The Great Influenza of 1918 and The Wrights
Doctors John and Katherine Wright had a longtime effect in the city
A husband-and-wife team of doctors fought on the front lines of the Spanish influenza epidemic in Erie in 1918 and continued to lead city health efforts until as late as 1960.
His wife, Katharine Law Wright, M.D., 41 in 1918, operated a free clinic at West 21st and Peach streets.
“It must have been a terrible time,” said the couple’s grandson, Walter Kauffman III, 79.
Kauffman is descended from J.W. Wright’s first wife, Clara Keller. His wife, Peg Kauffman, has researched his family history. No stories of the 1918 epidemic were passed down through the family, she said. J.W. and Katherine’s only child, Virginia, was only 4 years old in 1918.

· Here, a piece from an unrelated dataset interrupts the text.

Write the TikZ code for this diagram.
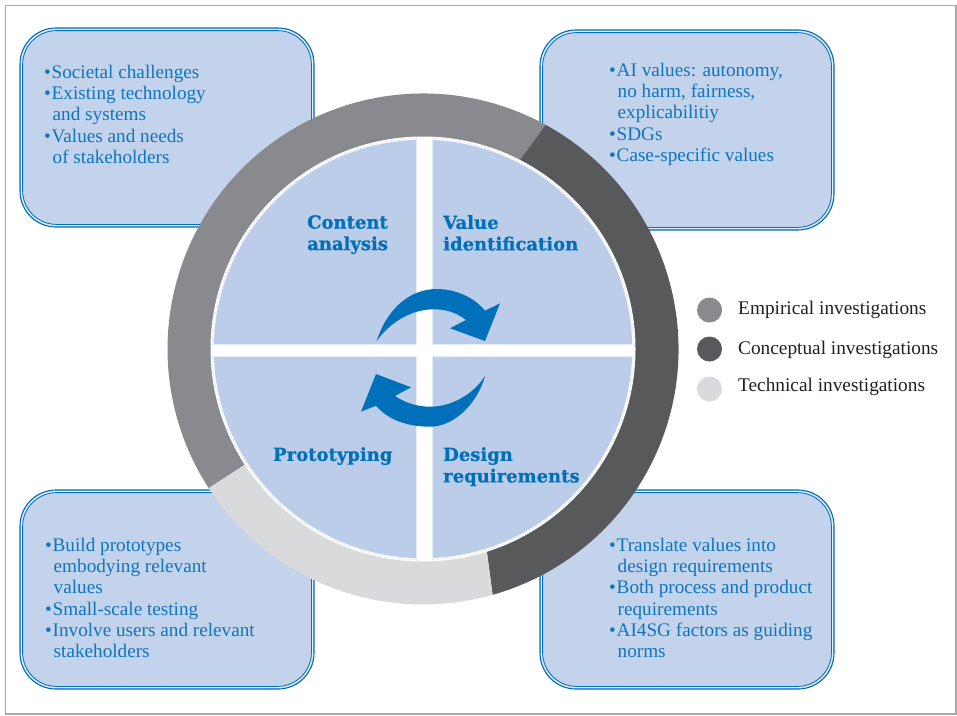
\documentclass[tikz,border=0pt]{standalone}
\usepackage{fontspec}
\setmainfont{Liberation Serif}
\newfontfamily\headfont[BoldFeatures={FakeBold=0.8}]{DejaVu Serif}
\definecolor{bluetxt}{HTML}{0F75BC}
\definecolor{bluehead}{HTML}{0070BB}
\definecolor{boxfill}{HTML}{C3D3EC}
\definecolor{quadfill}{HTML}{BCCDE9}
\definecolor{quadedge}{HTML}{E6ECF7}
\definecolor{ringA}{HTML}{898A8D}
\definecolor{ringB}{HTML}{58595B}
\definecolor{ringC}{HTML}{D9DADB}
\definecolor{frameC}{HTML}{A9A9AB}
\definecolor{legtxt}{HTML}{231F20}
\tikzset{
  x=1pt,y=-1pt,
  boxtext/.style={inner sep=0pt,anchor=north west,align=left,text=bluetxt,font=\fontsize{19.2}{21.2}\selectfont},
  headtext/.style={inner sep=0pt,anchor=north west,align=left,text=bluehead,font=\headfont\bfseries\fontsize{18}{21.5}\selectfont},
  legendtext/.style={inner sep=0pt,anchor=west,text=legtxt,font=\fontsize{19.3}{21}\selectfont},
  legenddot/.style={circle,minimum size=25pt,inner sep=0pt},
}
\newcommand{\infobox}[4]{%
  \draw[fill=boxfill,draw=bluehead,line width=1.1pt,rounded corners=36pt] (#1,#2) rectangle (#3,#4);
  \draw[draw=white,line width=.5pt,rounded corners=35pt] (#1+1.4,#2+1.4) rectangle (#3-1.4,#4-1.4);
  \draw[draw=bluehead,line width=.8pt,rounded corners=34pt] (#1+2.6,#2+2.6) rectangle (#3-2.6,#4-2.6);
}
\newcommand{\bul}{\makebox[7.5pt][l]{•}}
\newcommand{\ind}{\hspace*{8.5pt}}
\begin{document}
\begin{tikzpicture}
\useasboundingbox (0,0) rectangle (957,715);
\draw[frameC,line width=1.3pt] (5.5,5.5) rectangle (956,714);
\infobox{20}{28}{314}{227}
\infobox{540}{30}{834}{230}
\infobox{20}{490}{314}{689}
\infobox{540}{490}{834}{689}
\coordinate (c) at (423,349);
% ring
\fill[ringA] (445,262) -- (545.7,124.9) arc[start angle=-61.3,end angle=-213,radius=255.5] -- (c) -- cycle;
\fill[ringB] (445,262) -- (545.7,124.9) arc[start angle=-61.3,end angle=74.2,radius=255.5] -- (469,417) -- cycle;
\fill[ringC] (469,417) -- (492.6,594.8) arc[start angle=74.2,end angle=147,radius=255.5] -- (c) -- cycle;
% disc
\fill[white] (c) circle[radius=212.5];
\fill[quadedge] (c) circle[radius=211];
\fill[white] (c) circle[radius=210.2];
\fill[quadfill] (c) circle[radius=209.2];
\begin{scope}
\clip (c) circle[radius=212];
\fill[quadedge] (415.5,130) rectangle (432.5,570);
\fill[quadedge] (205,343.5) rectangle (640,356.5);
\fill[white] (416.5,130) rectangle (431.5,570);
\fill[white] (205,344.5) rectangle (640,355.5);
\end{scope}
% arrows
\fill[bluehead] (376.7,341) .. controls (388,306) and (412,289) .. (436.7,289) .. controls (455,289) and (474,297) .. (485,310.7)
  -- (500,303.3) -- (485,341) -- (450,328.3) -- (466,320) .. controls (456,312) and (445,309.3) .. (433.3,309.3) .. controls (412,309.3) and (390,322) .. (376.7,341) -- cycle;
\fill[bluehead] (485,376) .. controls (477,405) and (453,426.7) .. (430,426.7) .. controls (408,426.7) and (388,420) .. (376,405.7)
  -- (361,411.7) -- (376,374) -- (411,387.3) -- (395,396) .. controls (405,403) and (418,406.7) .. (430,406.7) .. controls (450,406.7) and (472,396) .. (485,376) -- cycle;
% heads
\node[headtext] (ca) at (307,215) {Content\\analysis};
\node[headtext] (vi) at (443,215) {Value\\identification};
\node[headtext] (pr) at (273,447) {Prototyping};
\node[headtext] (dr) at (443,447) {Design\\requirements};
% box text
\node[boxtext] (t1) at (44,65) {\bul Societal challenges\\\bul Existing technology\\\ind and systems\\\bul Values and needs\\\ind of stakeholders};
\node[boxtext] (t2) at (609,63) {\bul AI values: autonomy,\\\ind no harm, fairness,\\\ind explicabilitiy\\\bul SDGs\\\bul Case-specific values};
\node[boxtext] (t3) at (45,538) {\bul Build prototypes\\\ind embodying relevant\\\ind values\\\bul Small-scale testing\\\bul Involve users and relevant\\\ind stakeholders};
\node[boxtext] (t4) at (609,538) {\bul Translate values into\\\ind design requirements\\\bul Both process and product\\\ind requirements\\\bul AI4SG factors as guiding\\\ind norms};
% legend
\node[legenddot,fill=ringA] (l1) at (709.5,310) {};
\node[legenddot,fill=ringB] (l2) at (709.5,349) {};
\node[legenddot,fill=ringC] (l3) at (709.5,389) {};
\node[legendtext] (e1) at (738,310) {Empirical investigations};
\node[legendtext] (e2) at (738,349.5) {Conceptual investigations};
\node[legendtext] (e3) at (738,387) {Technical investigations};
\end{tikzpicture}
\end{document}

“That generation of doctors didn’t really talk about their work or their patients,” Peg Kauffman said. “And Virginia would have been too young to understand.”
The couple was well respected, she said.
“Doctors in those days also did no wrong. Their patients, everyone, thought that they walked on water,” Peg Kauffman said.
By the end of the 1918 Spanish influenza epidemic, though, some members of the public thought J.W. Wright should have reimposed a ban on public gatherings after an Armistice Day celebration sparked a resurgence of the virus.
Wright had decided that no ban or quarantine could prevent the spread of the deadly flu and that the only recourse would be to let it run its course. An earlier five-week ban on public gatherings, quarantines of families infected, and arrests for conducting business or spitting in public during the ban had not stopped the virus’ spread.
Still, he was stung by the criticism.
“I feel that we have done everything possible and we are in no way responsible for any deaths,” Wright said on Dec. 19, 1918.
J.W. Wright was a native of Crawford County and earned his medical degree from Jefferson Medical College in Philadelphia. He began practice in Wattsburg in 1891 and moved the practice to Erie, at 247 W. Eighth St., in 1896.
He served as an assistant surgeon during the Spanish-American War.
J.W. Wright was appointed county medical inspector in 1900 and held the position until 1921. He served as
city health officer until his death in 1926.
Katherine Wright was an Erie native and earned her medical degree from the Women’s Medical College of Philadelphia. She did “special duty” for the Pennsylvania Health Department through the influenza epidemic, according to Dr. John Chaffee’s 1990 “Reflections on Erie County Physicians,” and signed the death certificates for a number of its victims.
She was director of the clinic at 21st and Peach streets from its opening during a typhoid epidemic in 1912 until 1960. She died in 1966.